Earlier I posted about the later years of Sahara. I am now reading Lewis Dartnell's Origins. With that, let's talk about the early years.
If Egypt is the Nile's gift, the Sahara is the monsoons' curse. When they falter, the region dries out: so Dartnell, 72. Also, per p. 105: by 6 mya the old Tethys had become a literal "Mediterranean", an almost landlocked salt lake, open only to the west - and ever shrinking. Meanwhile the Alps and other European mountains arose, to weaken the north winds; and, between this newly re-occidented ocean and the rest of Africa, the Atlas mountains rose up to block what was left. Given the prevailing winds of that latitude, the only moisture the Sahara region could get, was from the east.
Gibraltar closed off 6-5.5 mya. The western Med turned into a salt plain; the eastern Med, into a big Dead Sea. But this mattered little to North Africa; the passage reopened 5.3 mya.

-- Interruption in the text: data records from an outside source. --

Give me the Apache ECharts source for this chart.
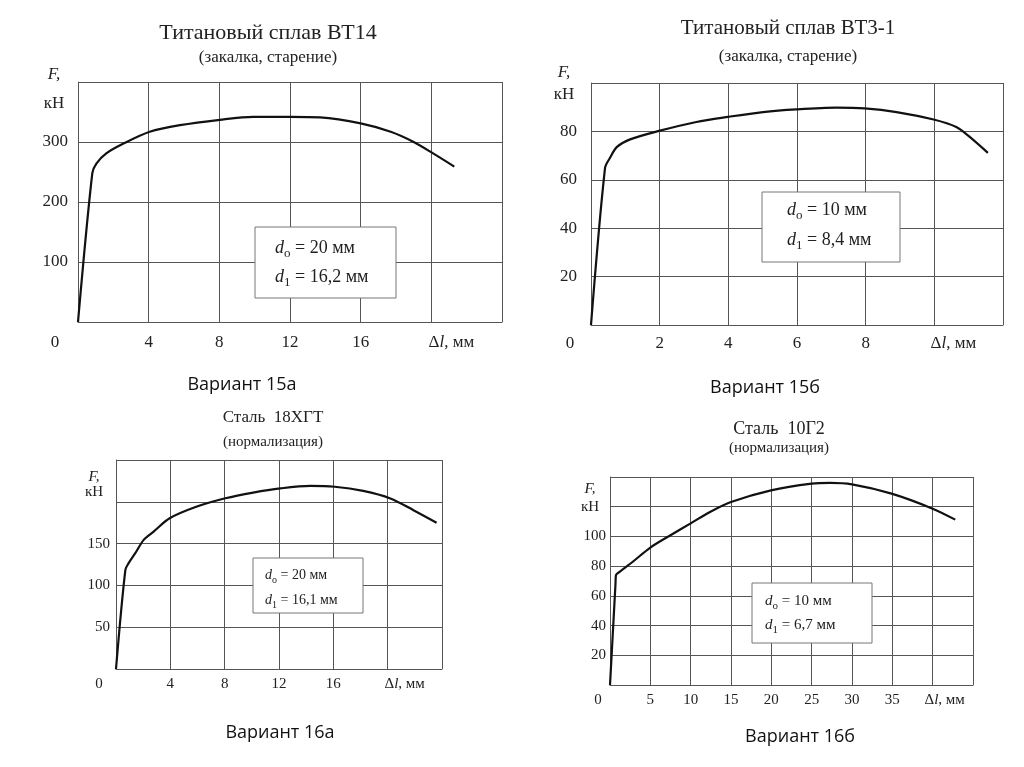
<!DOCTYPE html>
<html><head><meta charset="utf-8">
<script src="https://cdn.jsdelivr.net/npm/echarts@6/dist/echarts.min.js"></script>
<style>html,body{margin:0;padding:0;background:#fff}#c{width:1024px;height:767px}</style>
</head><body><div id="c"></div>
<script>
// ---- Data (Δl, мм ; F, кН) ----
var curve15a = [[0,0],[0.81,248],[1.04,264],[1.6,281],[2.55,297],[4.06,317],[5.77,328],[8.03,337],[9.92,342],[12,342],[13.7,341],[16,331],[17.7,317],[19,300],[20.1,281],[21.3,259]];
var curve15b = [[0,0],[0.41,65],[0.55,69],[0.75,73.5],[1.14,76.7],[1.98,80.2],[3.07,83.9],[3.99,86],[5.01,88],[5.98,89.1],[7.15,89.8],[7.97,89.5],[8.9,88],[9.98,84.9],[10.64,81.8],[11.03,77.7],[11.56,71.1]];
var curve16a = [[0,0],[0.69,118.6],[0.93,126.6],[1.42,138.5],[2.04,154.5],[2.77,164.4],[3.95,180.3],[5.96,194.3],[8.05,204.2],[10.1,211],[12.1,216],[14.3,219],[16.1,218],[18.2,213],[20.2,204],[21.9,190],[23.6,175]];
var curve16b = [[0,0],[0.68,68],[0.74,74],[1.3,76.6],[2.9,83.3],[5,92.5],[7.5,100.8],[10,108.8],[12.4,116.5],[15,123.2],[19.96,131],[25,135.5],[27.3,136],[30,135],[34.9,128.8],[40,118.7],[42.8,111.3]];

var titles = ['Титановый сплав ВТ14','Титановый сплав ВТ3-1','Сталь  18ХГТ','Сталь  10Г2'];
var subtitles = ['(закалка, старение)','(закалка, старение)','(нормализация)','(нормализация)'];
var variants = ['Вариант 15а','Вариант 15б','Вариант 16а','Вариант 16б'];
var d0 = ['20 мм','10 мм','20 мм','10 мм'];
var d1 = ['16,2 мм','8,4 мм','16,1 мм','6,7 мм'];
var xMax = [24,12,24,45], xStep = [4,2,4,5], xNameAt = [20,10,20,40];
var yMax = [400,100,250,140], yStep = [100,20,50,20];
var yHidden = [[0,400],[0,100],[0,200,250],[0,120,140]];

var SERIF = '"Liberation Serif","DejaVu Serif",serif';
var grids = [
  {left:78, top:82, width:424, height:240},
  {left:591, top:83, width:412, height:242},
  {left:116, top:460, width:326, height:209},
  {left:610, top:477, width:363, height:208}
];
var tickFont = [17,17,15,15];
var xMargin = [12,10,8,8];
var yMargin = [10,14,6,4];
var zeroShift = [23,21,17,12];
var nameShift = [20,19,17,12];

var xAxes = [], yAxes = [], series = [];
var curves = [curve15a, curve15b, curve16a, curve16b];
for (var i=0;i<4;i++){
  (function(i){
    var fs = tickFont[i];
    xAxes.push({
      type:'value', gridIndex:i, min:0, max:xMax[i], interval:xStep[i],
      axisLine:{show:true, lineStyle:{color:'#555', width:1}},
      axisTick:{show:false},
      splitLine:{show:true, lineStyle:{color:'#555', width:1}},
      axisLabel:{
        margin:xMargin[i], color:'#222', fontFamily:SERIF, fontSize:fs,
        showMaxLabel:true, showMinLabel:true,
        formatter:function(v){
          if (v===0) return '{z|0}';
          if (v===xNameAt[i]) return '{n|Δ}{it|l}{t|, мм}';
          if (v>xNameAt[i]) return '';
          return String(v);
        },
        rich:{
          z:{fontFamily:SERIF, fontSize:fs, color:'#222', padding:[0,2*zeroShift[i],0,0]},
          n:{fontFamily:SERIF, fontSize:fs, color:'#222', padding:[0,0,0,2*nameShift[i]]},
          it:{fontFamily:SERIF, fontSize:fs, fontStyle:'italic', color:'#222'},
          t:{fontFamily:SERIF, fontSize:fs, color:'#222'}
        }
      }
    });
    yAxes.push({
      type:'value', gridIndex:i, min:0, max:yMax[i], interval:yStep[i],
      axisLine:{show:true, lineStyle:{color:'#555', width:1}},
      axisTick:{show:false},
      splitLine:{show:true, lineStyle:{color:'#555', width:1}},
      axisLabel:{
        margin:yMargin[i], color:'#222', fontFamily:SERIF, fontSize:fs,
        formatter:function(v){ return yHidden[i].indexOf(v)>=0 ? '' : String(v); }
      }
    });
    series.push({
      type:'line', xAxisIndex:i, yAxisIndex:i, data:curves[i],
      showSymbol:false, smooth:0.3,
      lineStyle:{color:'#111', width:2.2}, silent:true
    });
  })(i);
}

var titlePos = [[268,33,22,58,17],[788,28,21,57,17],[273,418,17,442,15],[779,429,18,448,15]];
var variantPos = [[242,385],[765,388],[280,733],[800,737]];
var fPos = [[54,75,104,17],[564,73,95,17],[94,477,492,15],[590,489,507,15]];
var boxes = [
  {x:255,y:227,w:141,h:71, tx:275, y0:248, y1:277, fs:18},
  {x:762,y:192,w:138,h:70, tx:787, y0:210, y1:240, fs:18},
  {x:253,y:558,w:110,h:55, tx:265, y0:575, y1:600, fs:14},
  {x:752,y:583,w:120,h:60, tx:765, y0:601, y1:625, fs:15}
];

var graphic = [];
for (var k=0;k<4;k++){
  var tp = titlePos[k];
  graphic.push({type:'text', x:tp[0], y:tp[1], style:{text:titles[k], font:tp[2]+'px '+SERIF, fill:'#222', textAlign:'center', textVerticalAlign:'middle'}});
  graphic.push({type:'text', x:tp[0], y:tp[3], style:{text:subtitles[k], font:tp[4]+'px '+SERIF, fill:'#222', textAlign:'center', textVerticalAlign:'middle'}});
  var vp = variantPos[k];
  graphic.push({type:'text', x:vp[0], y:vp[1], style:{text:variants[k], font:'18px "Open Sans","Noto Sans",sans-serif', fill:'#111', textAlign:'center', textVerticalAlign:'middle'}});
  var fp = fPos[k];
  graphic.push({type:'text', x:fp[0], y:fp[1], style:{text:'F,', font:'italic '+fp[3]+'px '+SERIF, fill:'#222', textAlign:'center', textVerticalAlign:'middle'}});
  graphic.push({type:'text', x:fp[0], y:fp[2], style:{text:'кН', font:fp[3]+'px '+SERIF, fill:'#222', textAlign:'center', textVerticalAlign:'middle'}});
  var b = boxes[k];
  graphic.push({type:'rect', shape:{x:b.x, y:b.y, width:b.w, height:b.h}, style:{fill:'#fff', stroke:'#777', lineWidth:1}, z:100});
  var rich = {
    i:{font:'italic '+b.fs+'px '+SERIF, fill:'#222', lineHeight:b.fs+6},
    s:{font:Math.round(b.fs*0.72)+'px '+SERIF, fill:'#222', lineHeight:Math.round(b.fs*0.75), verticalAlign:'bottom'},
    t:{font:b.fs+'px '+SERIF, fill:'#222', lineHeight:b.fs+6}
  };
  graphic.push({type:'text', x:b.tx, y:b.y0, z:101, style:{text:'{i|d}{s|о}{t| = '+d0[k]+'}', rich:rich, textAlign:'left', textVerticalAlign:'middle'}});
  graphic.push({type:'text', x:b.tx, y:b.y1, z:101, style:{text:'{i|d}{s|1}{t| = '+d1[k]+'}', rich:rich, textAlign:'left', textVerticalAlign:'middle'}});
}

var chart = echarts.init(document.getElementById('c'));
chart.setOption({
  animation:false,
  backgroundColor:'#fff',
  grid:grids,
  xAxis:xAxes,
  yAxis:yAxes,
  series:series,
  graphic:graphic
});
</script></body></html>
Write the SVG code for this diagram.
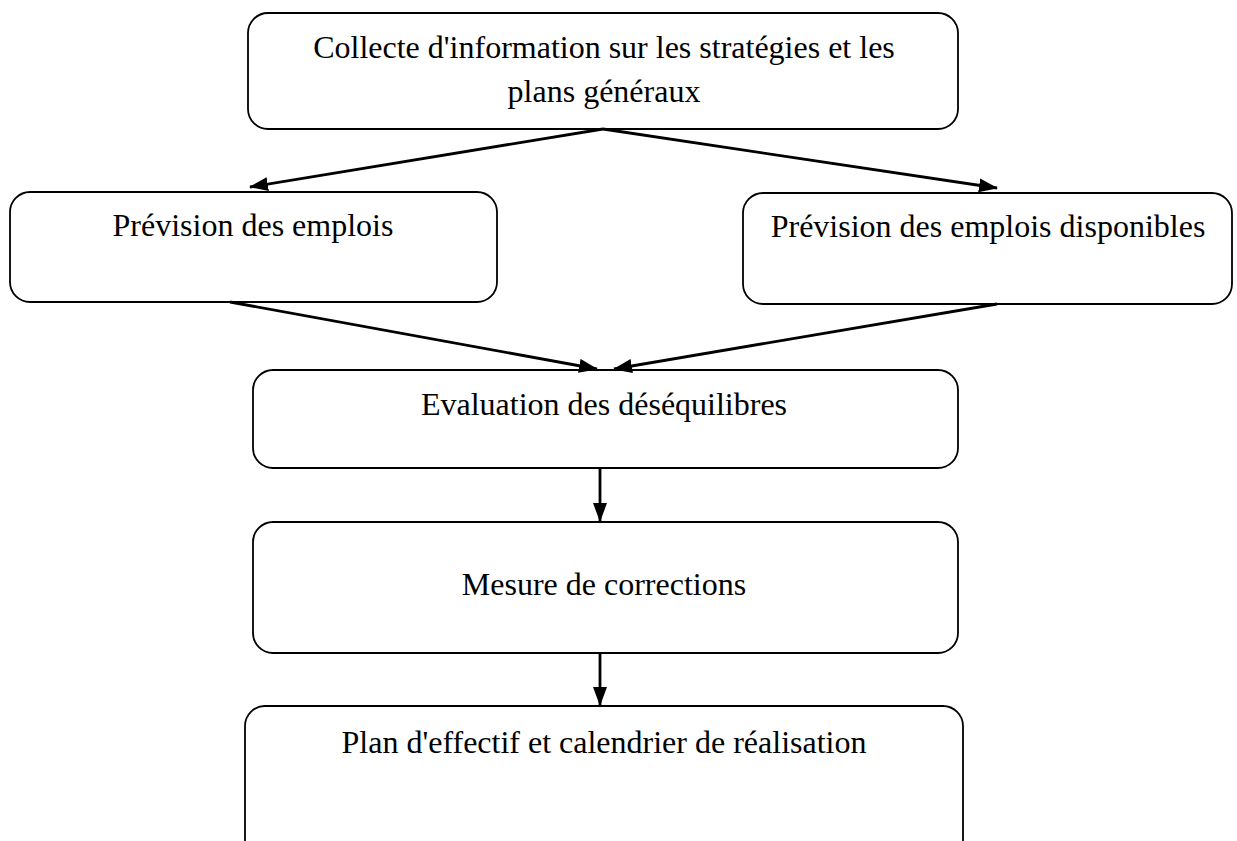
<svg xmlns="http://www.w3.org/2000/svg" width="1237" height="841" viewBox="0 0 1237 841">
<style>
.box{fill:#fff;stroke:#000;stroke-width:1.8}
.t{font-family:"Liberation Serif","Times New Roman",serif;font-size:32px;fill:#000;text-anchor:middle}
.c{stroke:#000;stroke-width:2.8;fill:none;marker-end:url(#ah)}
</style>
<defs>
<marker id="ah" markerUnits="userSpaceOnUse" markerWidth="19" markerHeight="14" refX="18" refY="7" orient="auto">
<path d="M0,0 L19,7 L0,14 z" fill="#000"/>
</marker>
</defs>
<rect width="1237" height="841" fill="#fff"/>
<g id="n1">
<rect class="box" x="248" y="13" width="710" height="116" rx="20"/>
<text class="t" x="604" y="58">Collecte d'information sur les stratégies et les</text>
<text class="t" x="604" y="102">plans généraux</text>
</g>
<g id="n2">
<rect class="box" x="10" y="192" width="487" height="110" rx="20"/>
<text class="t" x="253" y="236">Prévision des emplois</text>
</g>
<g id="n3">
<rect class="box" x="743" y="193" width="489" height="111" rx="20"/>
<text class="t" x="988" y="237">Prévision des emplois disponibles</text>
</g>
<g id="n4">
<rect class="box" x="253" y="370" width="705" height="98" rx="20"/>
<text class="t" x="604" y="415">Evaluation des déséquilibres</text>
</g>
<g id="n5">
<rect class="box" x="253" y="522" width="705" height="131" rx="20"/>
<text class="t" x="604" y="595">Mesure de corrections</text>
</g>
<g id="n6">
<rect class="box" x="245" y="706" width="718" height="160" rx="20"/>
<text class="t" x="604" y="753">Plan d'effectif et calendrier de réalisation</text>
</g>
<g id="connectors">
<line class="c" x1="603" y1="129" x2="250" y2="187"/>
<line class="c" x1="603" y1="129" x2="997" y2="188"/>
<line class="c" x1="230" y1="302" x2="597" y2="369"/>
<line class="c" x1="997" y1="304" x2="614" y2="369"/>
<line class="c" x1="600" y1="468" x2="600" y2="521"/>
<line class="c" x1="600" y1="653" x2="600" y2="705"/>
</g>
</svg>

What mattered more: the Rift formed to Africa's east 5.5-3.7 mya (p. 11). This blocked all but the mightiest monsoons.
We know there was enough Sahara dust to blanket the Canary Isles 4.8 mya. That delay looks, to me, like the death of Lake Chad.
I think that the Wet Sahara depended on Lake Chad, much as the Garamantes would depend on their wells. The lake effect watered the surrounding sahel and small forests; the (seasonal) monsoons watered the lake. Without the monsoons, Chad was and is a fossil.